Do this | The line holding "(0,0) rectangle (1135,446);" is the last one to output; start at the first line of the data, keep every line in between exactly, and leave out pictures.

"""

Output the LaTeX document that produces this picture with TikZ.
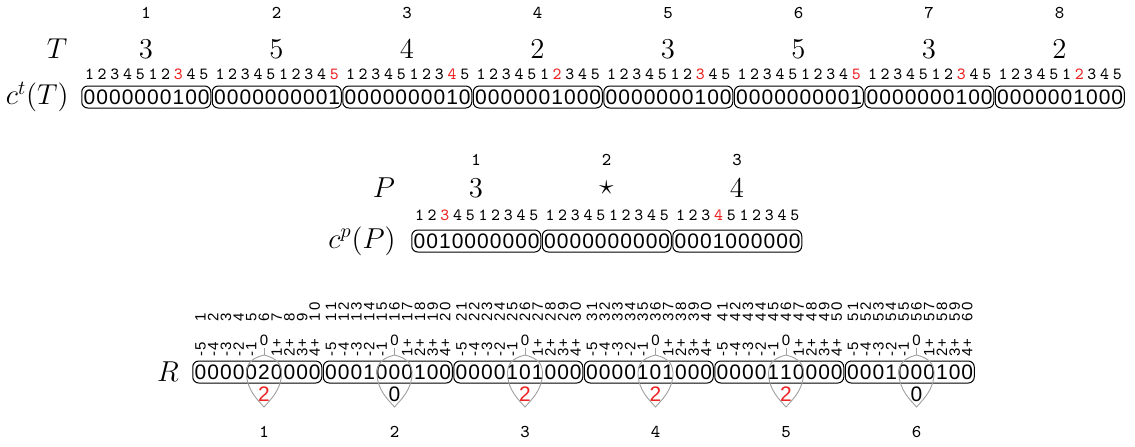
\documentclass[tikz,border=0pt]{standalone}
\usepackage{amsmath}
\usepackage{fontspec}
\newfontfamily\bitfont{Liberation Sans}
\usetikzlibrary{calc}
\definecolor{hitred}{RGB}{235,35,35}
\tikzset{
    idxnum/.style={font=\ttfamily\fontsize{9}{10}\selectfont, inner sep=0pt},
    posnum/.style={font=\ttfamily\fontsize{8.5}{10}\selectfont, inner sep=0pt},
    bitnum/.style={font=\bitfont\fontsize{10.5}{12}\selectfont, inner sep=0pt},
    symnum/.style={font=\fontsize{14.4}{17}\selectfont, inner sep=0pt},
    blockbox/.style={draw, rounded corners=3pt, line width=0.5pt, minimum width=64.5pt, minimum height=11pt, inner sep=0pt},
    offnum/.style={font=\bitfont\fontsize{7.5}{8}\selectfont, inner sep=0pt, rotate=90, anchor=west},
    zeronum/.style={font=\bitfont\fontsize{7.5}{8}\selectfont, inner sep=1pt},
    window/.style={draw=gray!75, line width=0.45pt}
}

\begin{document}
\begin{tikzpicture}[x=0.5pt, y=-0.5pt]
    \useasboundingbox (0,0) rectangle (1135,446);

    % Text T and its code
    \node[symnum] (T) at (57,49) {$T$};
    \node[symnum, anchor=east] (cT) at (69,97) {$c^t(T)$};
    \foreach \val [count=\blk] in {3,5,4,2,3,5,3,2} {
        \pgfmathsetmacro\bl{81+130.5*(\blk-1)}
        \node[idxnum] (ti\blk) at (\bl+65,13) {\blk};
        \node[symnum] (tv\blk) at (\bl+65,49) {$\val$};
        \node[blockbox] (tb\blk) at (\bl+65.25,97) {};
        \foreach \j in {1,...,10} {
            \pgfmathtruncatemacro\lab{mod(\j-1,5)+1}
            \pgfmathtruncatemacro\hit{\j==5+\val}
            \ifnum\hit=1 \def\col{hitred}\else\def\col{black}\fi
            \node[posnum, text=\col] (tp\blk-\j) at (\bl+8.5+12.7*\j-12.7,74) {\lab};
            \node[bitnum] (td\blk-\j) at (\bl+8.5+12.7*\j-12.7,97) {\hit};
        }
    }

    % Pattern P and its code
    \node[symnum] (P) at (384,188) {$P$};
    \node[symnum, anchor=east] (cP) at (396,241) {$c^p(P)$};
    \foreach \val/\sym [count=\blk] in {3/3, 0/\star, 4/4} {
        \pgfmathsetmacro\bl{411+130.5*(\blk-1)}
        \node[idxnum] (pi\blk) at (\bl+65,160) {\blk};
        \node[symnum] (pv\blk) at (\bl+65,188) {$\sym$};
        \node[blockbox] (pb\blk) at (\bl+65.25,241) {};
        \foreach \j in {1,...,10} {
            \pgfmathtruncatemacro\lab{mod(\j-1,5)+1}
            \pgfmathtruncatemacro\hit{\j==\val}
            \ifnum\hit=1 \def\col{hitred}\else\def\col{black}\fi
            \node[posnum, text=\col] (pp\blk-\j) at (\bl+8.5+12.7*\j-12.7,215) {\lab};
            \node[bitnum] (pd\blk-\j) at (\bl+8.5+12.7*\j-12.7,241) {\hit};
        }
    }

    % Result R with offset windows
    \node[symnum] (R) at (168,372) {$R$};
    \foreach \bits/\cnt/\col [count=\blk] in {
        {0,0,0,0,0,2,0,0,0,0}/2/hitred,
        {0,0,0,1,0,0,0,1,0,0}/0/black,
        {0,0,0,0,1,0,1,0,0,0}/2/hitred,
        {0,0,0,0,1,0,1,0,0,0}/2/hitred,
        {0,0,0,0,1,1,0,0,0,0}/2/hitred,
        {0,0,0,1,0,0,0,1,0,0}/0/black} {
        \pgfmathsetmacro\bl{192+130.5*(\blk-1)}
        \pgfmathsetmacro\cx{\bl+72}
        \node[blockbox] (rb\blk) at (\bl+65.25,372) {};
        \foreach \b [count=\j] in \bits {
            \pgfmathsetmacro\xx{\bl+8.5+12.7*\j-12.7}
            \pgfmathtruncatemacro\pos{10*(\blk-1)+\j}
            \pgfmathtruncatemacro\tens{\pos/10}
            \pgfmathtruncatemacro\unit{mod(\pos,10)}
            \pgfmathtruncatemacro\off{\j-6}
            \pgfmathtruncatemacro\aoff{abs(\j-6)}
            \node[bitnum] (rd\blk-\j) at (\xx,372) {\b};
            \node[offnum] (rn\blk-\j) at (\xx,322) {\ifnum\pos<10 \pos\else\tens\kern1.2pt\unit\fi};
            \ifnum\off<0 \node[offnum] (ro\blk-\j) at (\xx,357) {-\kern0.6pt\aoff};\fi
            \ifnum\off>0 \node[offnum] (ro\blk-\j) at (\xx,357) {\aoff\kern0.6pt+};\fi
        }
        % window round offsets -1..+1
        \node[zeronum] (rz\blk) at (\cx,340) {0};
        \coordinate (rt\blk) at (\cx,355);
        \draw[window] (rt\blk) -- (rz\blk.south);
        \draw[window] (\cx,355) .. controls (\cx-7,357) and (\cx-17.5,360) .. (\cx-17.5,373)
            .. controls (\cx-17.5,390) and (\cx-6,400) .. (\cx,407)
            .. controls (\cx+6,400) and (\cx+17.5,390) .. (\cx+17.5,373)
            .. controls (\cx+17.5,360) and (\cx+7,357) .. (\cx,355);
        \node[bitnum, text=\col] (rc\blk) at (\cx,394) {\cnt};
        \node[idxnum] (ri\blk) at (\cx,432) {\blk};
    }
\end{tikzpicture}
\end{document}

"""

Finished answer |
Output the LaTeX document that produces this picture with TikZ.
\documentclass[tikz,border=0pt]{standalone}
\usepackage{amsmath}
\usepackage{fontspec}
\newfontfamily\bitfont{Liberation Sans}
\usetikzlibrary{calc}
\definecolor{hitred}{RGB}{235,35,35}
\tikzset{
    idxnum/.style={font=\ttfamily\fontsize{9}{10}\selectfont, inner sep=0pt},
    posnum/.style={font=\ttfamily\fontsize{8.5}{10}\selectfont, inner sep=0pt},
    bitnum/.style={font=\bitfont\fontsize{10.5}{12}\selectfont, inner sep=0pt},
    symnum/.style={font=\fontsize{14.4}{17}\selectfont, inner sep=0pt},
    blockbox/.style={draw, rounded corners=3pt, line width=0.5pt, minimum width=64.5pt, minimum height=11pt, inner sep=0pt},
    offnum/.style={font=\bitfont\fontsize{7.5}{8}\selectfont, inner sep=0pt, rotate=90, anchor=west},
    zeronum/.style={font=\bitfont\fontsize{7.5}{8}\selectfont, inner sep=1pt},
    window/.style={draw=gray!75, line width=0.45pt}
}

\begin{document}
\begin{tikzpicture}[x=0.5pt, y=-0.5pt]
    \useasboundingbox (0,0) rectangle (1135,446);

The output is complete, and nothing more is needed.